Background
Atherosclerotic narrowing of the carotid arteries can cause stroke. In Europe at least one million people and about 100,000 people in the UK have severe stenosis (narrowing) in one or both or their carotid arteries.
ACST-1 (1993-2003) was an multi centre international trial comparing CEA with best medical treatment versus no immediate procedure. The trial randomised 3000 patients with substantial carotid artery disease but no recent neurological symptoms (stroke or TIA). The five year paper (May 2004) showed that carotid endarterectomy (CEA) reduced the risk of stroke when compared to best medical treatment alone.
Its successor, ACST-2, is a large simple international randomised trial comparing CEA with CAS in patients with asymptomatic carotid stenosis where there is substantial uncertainty which treatment is more appropriate. ACST-2 seeks to randomise such individuals between CEA and CAS to compare both the immediate hazards of the two procedures (1 month), and the subsequent stroke rates over the next 5 to 10 years.
ACST-2 can only succeed if many thousands of patients are randomised.
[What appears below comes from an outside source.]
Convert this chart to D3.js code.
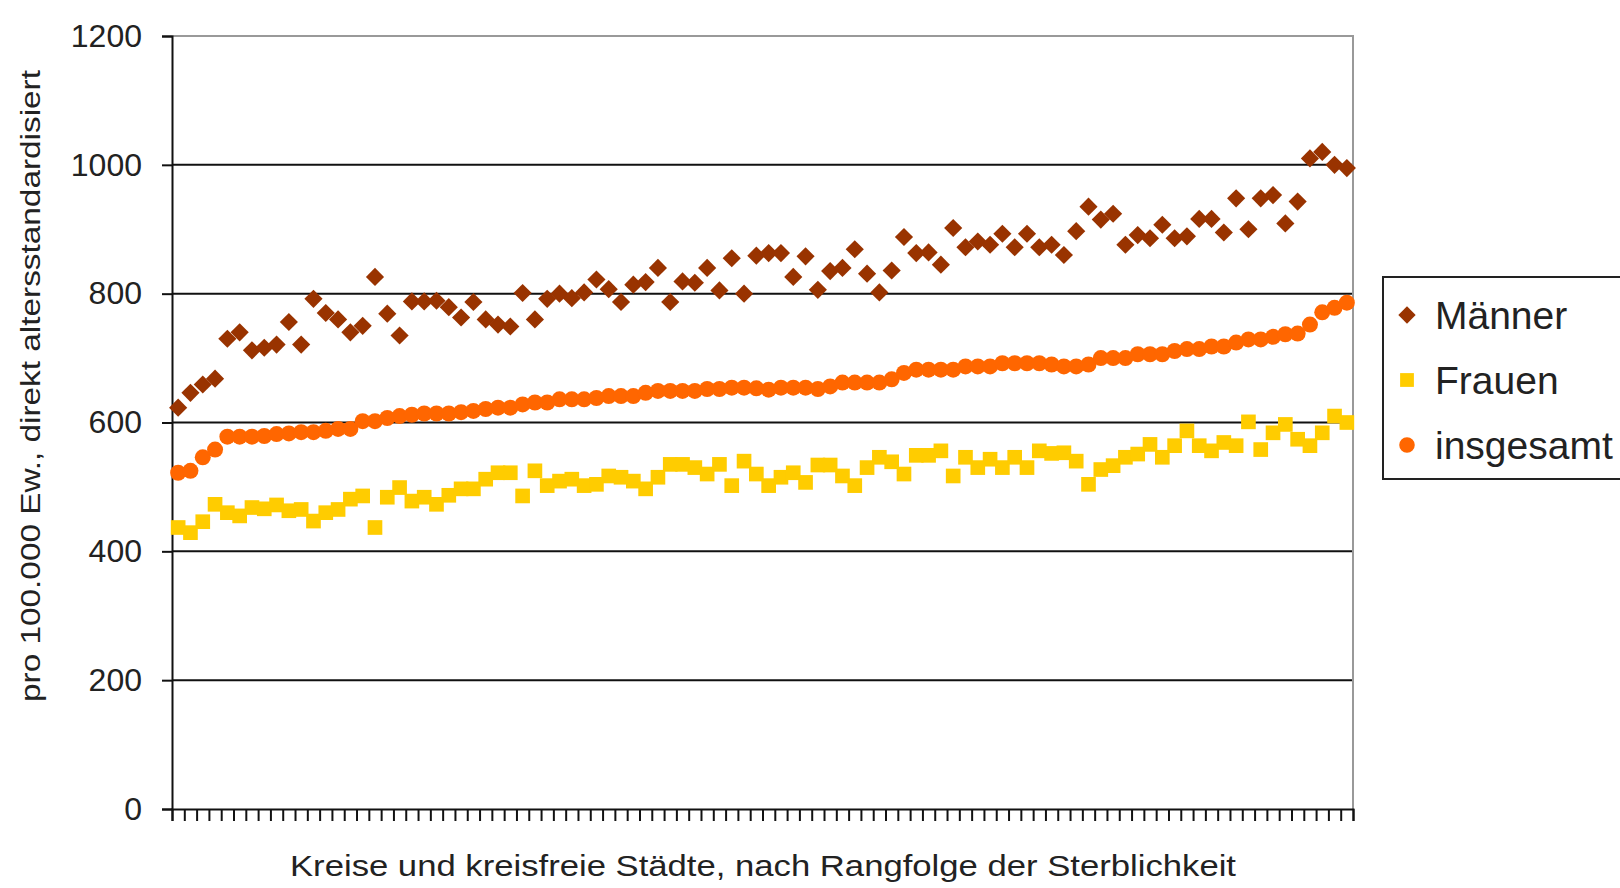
<!DOCTYPE html>
<html>
<meta charset="utf-8">
<style>
  body { margin: 0; background: #fff; }
  svg { font-family: "Liberation Sans", Arial, sans-serif; }
</style>

<body>
  <svg></svg>
</body>

<script src="https://d3js.org/d3.v7.min.js"></script>

<script>

  // values per Kreis, sorted by rank of overall mortality (96 Kreise)
  var maenner = [
    623, 646, 659, 668, 730, 740, 712, 716, 721, 756, 721, 792, 770, 760, 740, 750,
    826, 769, 735, 788, 788, 789, 779, 763, 787, 760, 752, 749, 801, 760, 792, 800,
    793, 802, 822, 807, 787, 814, 818, 840, 787, 819, 817, 840, 805, 855, 800, 859,
    863, 863, 826, 858, 806, 835, 840, 869, 831, 802, 836, 888, 863, 864, 845, 902,
    872, 881, 876, 893, 872, 893, 872, 876, 860, 897, 935, 915, 924, 876, 891, 886,
    907, 886, 889, 916, 916, 895, 948, 900, 948, 953, 909, 943, 1010, 1020, 1000, 995
  ];
  var frauen = [
    437, 429, 446, 473, 460, 455, 468, 466, 472, 463, 465, 447, 460, 465, 481, 486,
    437, 484, 499, 478, 484, 473, 487, 497, 497, 512, 522, 522, 486, 525, 502, 509,
    512, 502, 504, 517, 515, 509, 497, 515, 535, 535, 530, 520, 535, 502, 540, 520,
    502, 515, 522, 507, 534, 534, 517, 502, 530, 546, 539, 520, 549, 549, 556, 517,
    546, 530, 543, 530, 546, 530, 556, 552, 553, 540, 504, 527, 533, 546, 551, 566,
    546, 564, 587, 564, 556, 569, 564, 601, 558, 584, 597, 574, 564, 584, 610, 600
  ];
  var insgesamt = [
    522, 525, 546, 558, 578, 578, 578, 579, 582, 583, 585, 585, 587, 590, 590, 602,
    602, 607, 610, 612, 614, 614, 614, 616, 618, 621, 623, 623, 628, 631, 631, 636,
    636, 636, 638, 641, 641, 641, 646, 649, 649, 649, 649, 652, 652, 654, 654, 653,
    651, 654, 654, 654, 652, 656, 662, 662, 662, 662, 667, 677, 682, 682, 682, 682,
    687, 687, 687, 692, 692, 692, 692, 690, 687, 687, 690, 700, 700, 700, 706, 706,
    706, 711, 714, 714, 718, 718, 724, 729, 729, 733, 737, 738, 752, 771, 778, 786
  ];
  var yTicks = [0, 200, 400, 600, 800, 1000, 1200];
  var seriesNames = ["Männer", "Frauen", "insgesamt"];
  var seriesColors = ["#993300", "#ffcc00", "#ff6600"];

  var W = 1620, H = 888;
  var margin = { top: 36, right: 267, bottom: 79, left: 172 };
  var width = W - margin.left - margin.right;
  var height = H - margin.top - margin.bottom;

  var svg = d3.select("svg")
    .attr("width", W)
    .attr("height", H);

  var g = svg.append("g")
    .attr("transform", "translate(" + margin.left + "," + margin.top + ")");

  var n = insgesamt.length;

  // category axis: tick marks sit between the categories
  var x = d3.scaleLinear()
    .domain([0, n])
    .range([0, width]);

  var y = d3.scaleLinear()
    .domain([0, 1200])
    .range([height, 0]);

  // gridlines
  g.selectAll("line.grid")
    .data(yTicks.filter(d => d > 0 && d < 1200))
    .enter().append("line")
    .attr("class", "grid")
    .attr("x1", 0).attr("x2", width)
    .attr("y1", d => y(d)).attr("y2", d => y(d))
    .attr("stroke", "#111")
    .attr("stroke-width", 2);

  // plot area border (top + right)
  g.append("path")
    .attr("d", "M0," + y(1200) + "H" + width + "V" + height)
    .attr("fill", "none")
    .attr("stroke", "#999")
    .attr("stroke-width", 2);

  // y axis
  var yAxis = g.append("g")
    .call(d3.axisLeft(y).tickValues(yTicks).tickFormat(d3.format("d")).tickSize(10).tickPadding(20));
  yAxis.select(".domain").attr("stroke", "#111").attr("stroke-width", 2);
  yAxis.selectAll(".tick line").attr("stroke", "#111").attr("stroke-width", 2);
  yAxis.selectAll(".tick text")
    .attr("font-size", 32)
    .attr("fill", "#222")
    .attr("font-family", "Liberation Sans, Arial, sans-serif");

  // x axis
  var xAxis = g.append("g")
    .attr("transform", "translate(0," + height + ")")
    .call(d3.axisBottom(x).tickValues(d3.range(n + 1)).tickSize(12).tickFormat(""));
  xAxis.select(".domain").attr("stroke", "#111").attr("stroke-width", 2);
  xAxis.selectAll(".tick line").attr("stroke", "#111").attr("stroke-width", 2);

  // markers
  var diamond = d3.symbol().type(d3.symbolSquare).size(165);
  var square = d3.symbol().type(d3.symbolSquare).size(215);

  g.append("g").selectAll("path")
    .data(maenner)
    .enter().append("path")
    .attr("d", diamond)
    .attr("transform", (d, i) => "translate(" + x(i + 0.5) + "," + y(d) + ") rotate(45)")
    .attr("fill", seriesColors[0]);

  g.append("g").selectAll("path")
    .data(frauen)
    .enter().append("path")
    .attr("d", square)
    .attr("transform", (d, i) => "translate(" + x(i + 0.5) + "," + y(d) + ")")
    .attr("fill", seriesColors[1]);

  g.append("g").selectAll("circle")
    .data(insgesamt)
    .enter().append("circle")
    .attr("cx", (d, i) => x(i + 0.5))
    .attr("cy", d => y(d))
    .attr("r", 8)
    .attr("fill", seriesColors[2]);

  // axis titles
  svg.append("text")
    .attr("transform", "translate(40,386) rotate(-90)")
    .attr("text-anchor", "middle")
    .attr("font-size", 27)
    .attr("fill", "#222")
    .attr("textLength", 632)
    .attr("lengthAdjust", "spacingAndGlyphs")
    .text("pro 100.000 Ew., direkt altersstandardisiert");

  svg.append("text")
    .attr("x", 763)
    .attr("y", 876)
    .attr("text-anchor", "middle")
    .attr("font-size", 30)
    .attr("fill", "#222")
    .attr("textLength", 946)
    .attr("lengthAdjust", "spacingAndGlyphs")
    .text("Kreise und kreisfreie Städte, nach Rangfolge der Sterblichkeit");

  // legend
  var legend = svg.append("g").attr("transform", "translate(1383,277)");
  legend.append("rect")
    .attr("width", 260)
    .attr("height", 202)
    .attr("fill", "#fff")
    .attr("stroke", "#222")
    .attr("stroke-width", 2);

  var items = legend.selectAll("g.item")
    .data(seriesNames)
    .enter().append("g")
    .attr("class", "item")
    .attr("transform", (d, i) => "translate(24," + (38 + i * 65) + ")");

  items.append("path")
    .attr("d", (d, i) => i === 0 ? d3.symbol().type(d3.symbolSquare).size(150)() :
      i === 1 ? d3.symbol().type(d3.symbolSquare).size(190)() : d3.symbol().type(d3.symbolCircle).size(190)())
    .attr("transform", (d, i) => i === 0 ? "rotate(45)" : null)
    .attr("fill", (d, i) => seriesColors[i]);

  items.append("text")
    .attr("x", 28)
    .attr("dy", "0.36em")
    .attr("font-size", 39)
    .attr("fill", "#222")
    .text(d => d);

</script>

</html>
The workload per patient has been minimised, so that the study can be integrated easily into routine health care.
The need for a large scale randomised trial comparing CEA vs CAS
A Cochrane meta-analysis of CEA vs CAS trials (mainly in symptomatic patients) stated that ‘the current evidence does not support a widespread change in clinical practice away from recommending CEA as the treatment of choice for suitable carotid artery stenosis. There is a strong case to continue recruitment in the current randomised trials comparing carotid stenting with endarterectomy'. Multicentre trials, undertaken mainly in symptomatic patients (eg, ICSS, SPACE, EVA-3S, CREST & SAPPHIRE ) have not yet resolved this uncertainty. Much larger trials are now needed, particularly in asymptomatic patients. The European Stroke Initiative recommendations for stroke management supported this, and stated that ‘carotid angioplasty (balloon dilatation), with or without stenting, is not routinely recommended for patients with asymptomatic carotid stenosis. It may be considered in the context of randomised clinical trials'.
Randomisation Started 15th January 2008.
Click for the Full ACST 2 Protocol (PDF) or the Summary Protocol (JPG image).
Treatments for patients with carotid artery stenosis
Medical treatment: Appropriate medical treatment with anti-platelet, anti-hypertensive and cholesterol lowering medicines helps to prevent both heart attack and stroke. In addition, interventional procedures can be used to reduce the stroke risk still further.
Carotid endarterectomy (CEA): In 1991 two large trials of CEA to remove carotid artery stenosis in ‘symptomatic' patients (ie, those who had had a stroke or stroke-like symptoms <6 months previously, irrespective of whether these still persist) showed that CEA reduced the risk of future stroke (ECST and NASCET 3&4 ). CEA is now widely used for stroke prevention in symptomatic patients. The first Asymptomatic Carotid Surgery Trial (ACST-1) and the Asymptomatic Carotid Atherosclerosis Study then investigated the role of CEA in 5000 patients with carotid stenosis, but with no stroke or stroke-like symptoms during the previous 6 months. In ACST-1 3000 patients were randomised between medical treatment only or medical treatment and ‘immediate' surgery. CEA involved a small (~3%) but definite peri-procedural risk of stroke or death, a substantial (~3% vs ~12%) reduction in the subsequent stroke rate over the next 5 years and a net 5-year gain (~6% vs ~12%) in the overall risk of stroke or peri-procedural death. The 5-year findings of ACST-1 are already changing surgical practice, and long-term follow-up of stroke rates continues.
Carotid artery stenting (CAS): CAS is a newer method of treating carotid stenosis whereby a catheter is passed from the groin up the femoral artery and aorta and into the narrowed carotid artery. A wire mesh stent is passed up the catheter and placed across the narrow portion of the artery. A balloon can then be inflated inside the stent to widen it and keep the artery open. The catheter and balloon are then removed. During stent placement some of the diseased artery may crumble, blocking the blood supply to the brain and causing a stroke. Compared with CEA, CAS avoids surgical wound discomfort, is usually performed under local anaesthetic, could shorten hospital stay, might reduce the risk of peri-procedural heart attack or stroke and may be more acceptable to the patient than surgery. There is, however, substantial uncertainty about the immediate hazards and long-term reliability of CAS compared to CEA.